(Extracted records)

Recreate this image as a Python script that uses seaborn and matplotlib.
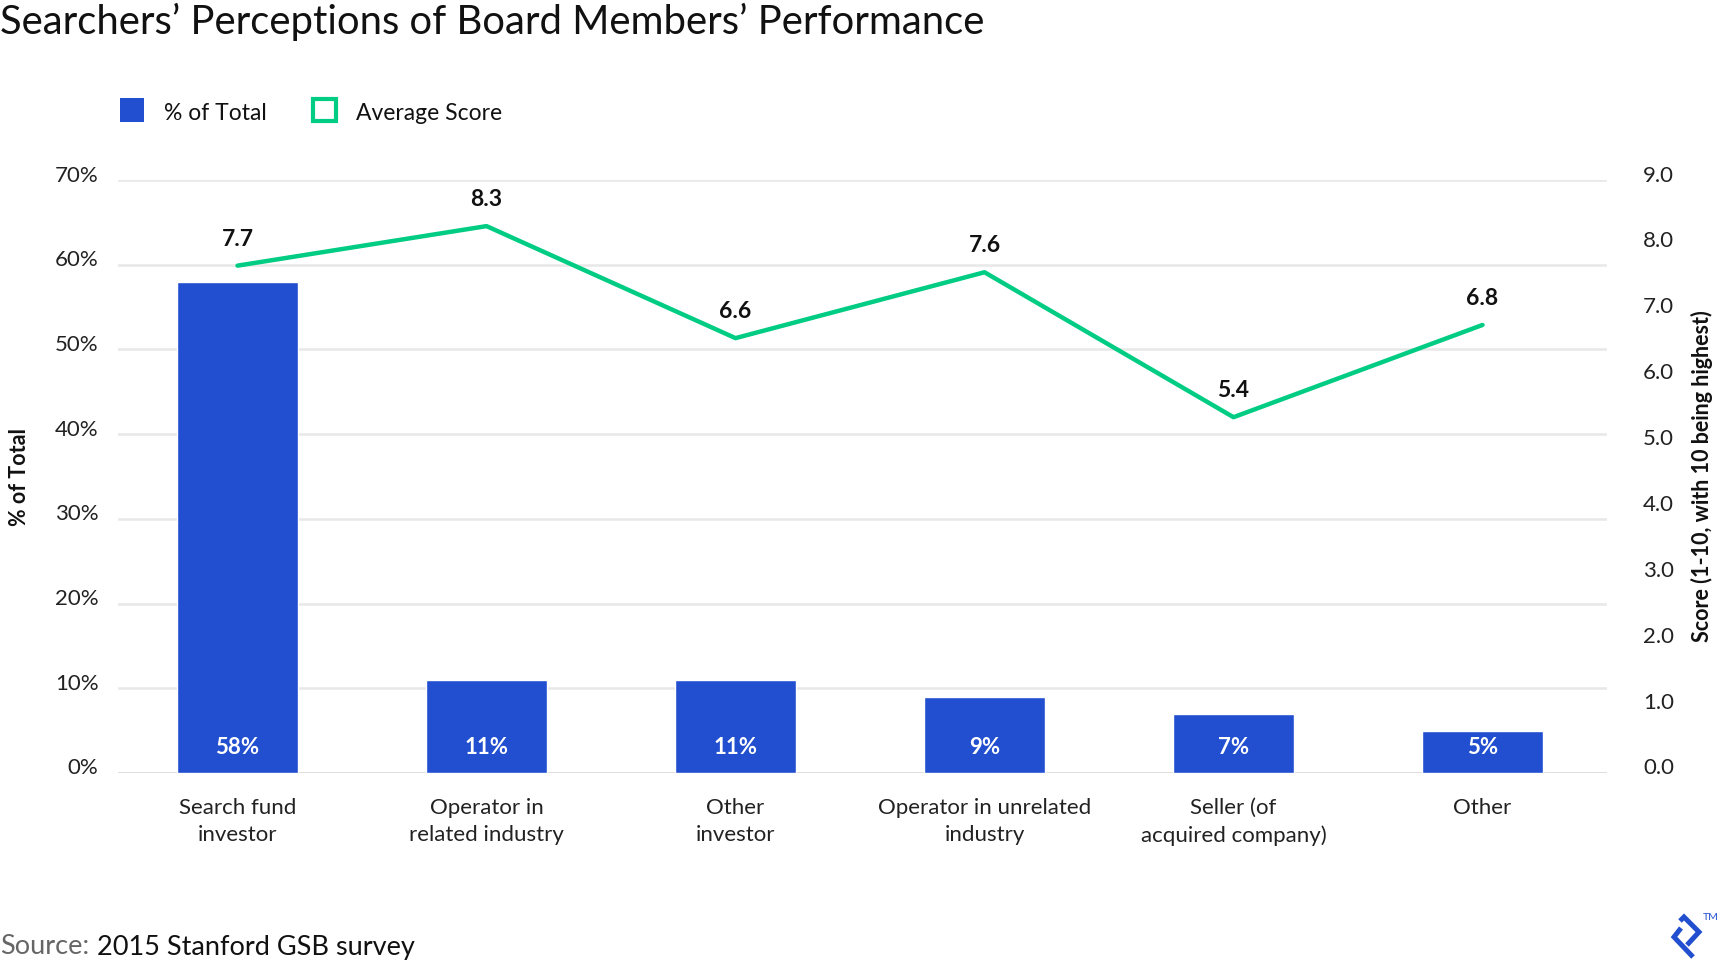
import numpy as np
import pandas as pd
import seaborn as sns
import matplotlib.pyplot as plt
import matplotlib.transforms as mtransforms
from matplotlib.lines import Line2D

categories = ["Search fund\ninvestor", "Operator in\nrelated industry", "Other\ninvestor",
              "Operator in unrelated\nindustry", "Seller (of\nacquired company)", "Other"]
pct_total = [58, 11, 11, 9, 7, 5]
avg_score = [7.7, 8.3, 6.6, 7.6, 5.4, 6.8]
left_ticks = [0, 10, 20, 30, 40, 50, 60, 70]
right_ticks = [0, 1, 2, 3, 4, 5, 6, 7, 8, 9]

blue = "#214fcf"
green = "#00cc83"
dark = "#111111"

sns.set_theme(style="white")
plt.rcParams["font.family"] = ["Lato", "DejaVu Sans"]

df = pd.DataFrame({"cat": categories, "pct": pct_total, "score": avg_score})

W, H = 1720, 964
fig = plt.figure(figsize=(W / 100, H / 100), dpi=100)
ax = fig.add_axes([118 / W, 1 - 773 / H, (1607 - 118) / W, (773 - 180) / H])

sns.barplot(data=df, x="cat", y="pct", color=blue, width=0.485, saturation=1, ax=ax, zorder=2)
ax.set_ylim(0, 70)
ax.set_xlim(-0.48, 5.5)
ax.set_yticks(left_ticks)
ax.set_yticklabels([f"{t}%" for t in left_ticks], fontsize=16, color="#222222")
ax.set_xticks(range(len(categories)))
ax.set_xticklabels(categories, fontsize=16, color="#222222", linespacing=1.45)
ax.grid(axis="y", color="#e8e8e8", linewidth=1.8, zorder=0)
ax.set_axisbelow(True)
ax.set_xlabel("")
ax.set_ylabel("% of Total", fontsize=15.5, fontweight="bold", color=dark, labelpad=18)
ax.tick_params(axis="x", pad=18, length=0)
ax.tick_params(axis="y", length=0, pad=14)
for s in ax.spines.values():
    s.set_visible(False)
ax.axhline(0, color="#dddddd", linewidth=2, zorder=1)

shift = mtransforms.ScaledTranslation(0, 0.065, fig.dpi_scale_trans)
for lab in ax.get_yticklabels():
    lab.set_transform(lab.get_transform() + shift)

for i, v in enumerate(pct_total):
    ax.text(i, 3.0, f"{v}%", ha="center", va="center", color="white",
            fontsize=16, fontweight="bold", zorder=3)

ax2 = ax.twinx()
sns.lineplot(x=np.arange(len(avg_score)), y=avg_score, color=green, linewidth=3.2, ax=ax2)
ax2.set_ylim(0, 9)
ax2.set_yticks(right_ticks)
ax2.set_yticklabels([f"{t:.1f}" for t in right_ticks], fontsize=16, color="#222222")
ax2.tick_params(axis="y", length=0, pad=26)
ax2.set_ylabel("Score (1-10, with 10 being highest)", fontsize=15.5, fontweight="bold",
               color=dark, labelpad=12)
for s in ax2.spines.values():
    s.set_visible(False)
ax2.grid(False)
for lab in ax2.get_yticklabels():
    lab.set_transform(lab.get_transform() + shift)
for i, v in enumerate(avg_score):
    ax2.annotate(f"{v}", (i, v), xytext=(0, 19), textcoords="offset points",
                 ha="center", va="center", fontsize=16.5, fontweight="bold", color=dark)

fig.text(0.0, 1 - 22 / H, "Searchers’ Perceptions of Board Members’ Performance",
         fontsize=28.8, color=dark, ha="left", va="center")

# legend
fig.patches.append(plt.Rectangle((120 / W, 1 - 122 / H), 24 / W, 24 / H,
                                 transform=fig.transFigure, facecolor=blue, edgecolor="none"))
fig.text(164 / W, 1 - 113 / H, "% of Total", fontsize=16.5, color=dark, va="center")
fig.patches.append(plt.Rectangle((313 / W, 1 - 121 / H), 23 / W, 22 / H,
                                 transform=fig.transFigure, facecolor="none",
                                 edgecolor=green, linewidth=3))
fig.text(356 / W, 1 - 113 / H, "Average Score", fontsize=16.5, color=dark, va="center")

# source
src1 = fig.text(0.0, 1 - 947 / H, "Source:", fontsize=19.5, color="#666666", va="center")
r = fig.canvas.get_renderer()
x1 = src1.get_window_extent(r).x1
fig.text((x1 + 8) / W, 1 - 947 / H, "2015 Stanford GSB survey", fontsize=19.5,
         color=dark, va="center")

# logo
def px(x, y):
    return x / W, 1 - y / H

for pts in ([(1680, 921), (1684, 917), (1699, 932), (1687, 945)],
            [(1681, 928), (1674, 937), (1693, 957)]):
    xs, ys = zip(*[px(*p) for p in pts])
    fig.add_artist(Line2D(xs, ys, color=blue, linewidth=3.6, solid_capstyle="butt",
                          solid_joinstyle="miter", transform=fig.transFigure))
fig.text(1703 / W, 1 - 917 / H, "TM", fontsize=7.5, color=blue, va="center")

fig.savefig("out.png", dpi=100)
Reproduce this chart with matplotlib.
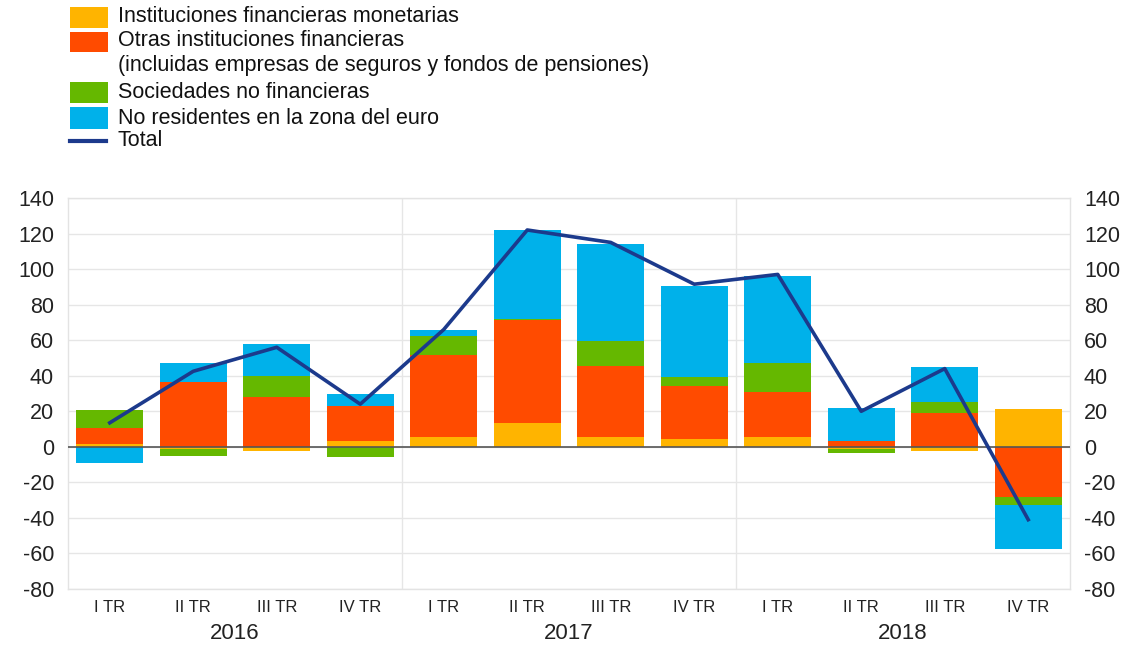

§ Set task
Return only the lines from the start of the data through the line that contains "from matplotlib.lines import Line2D", please, copying them exactly and omitting all pictures.

§ Answer in full
Recreate this image as a Python script that uses seaborn and matplotlib.
import numpy as np
import pandas as pd
import seaborn as sns
import matplotlib.pyplot as plt
import matplotlib.transforms as mtransforms
from matplotlib.lines import Line2D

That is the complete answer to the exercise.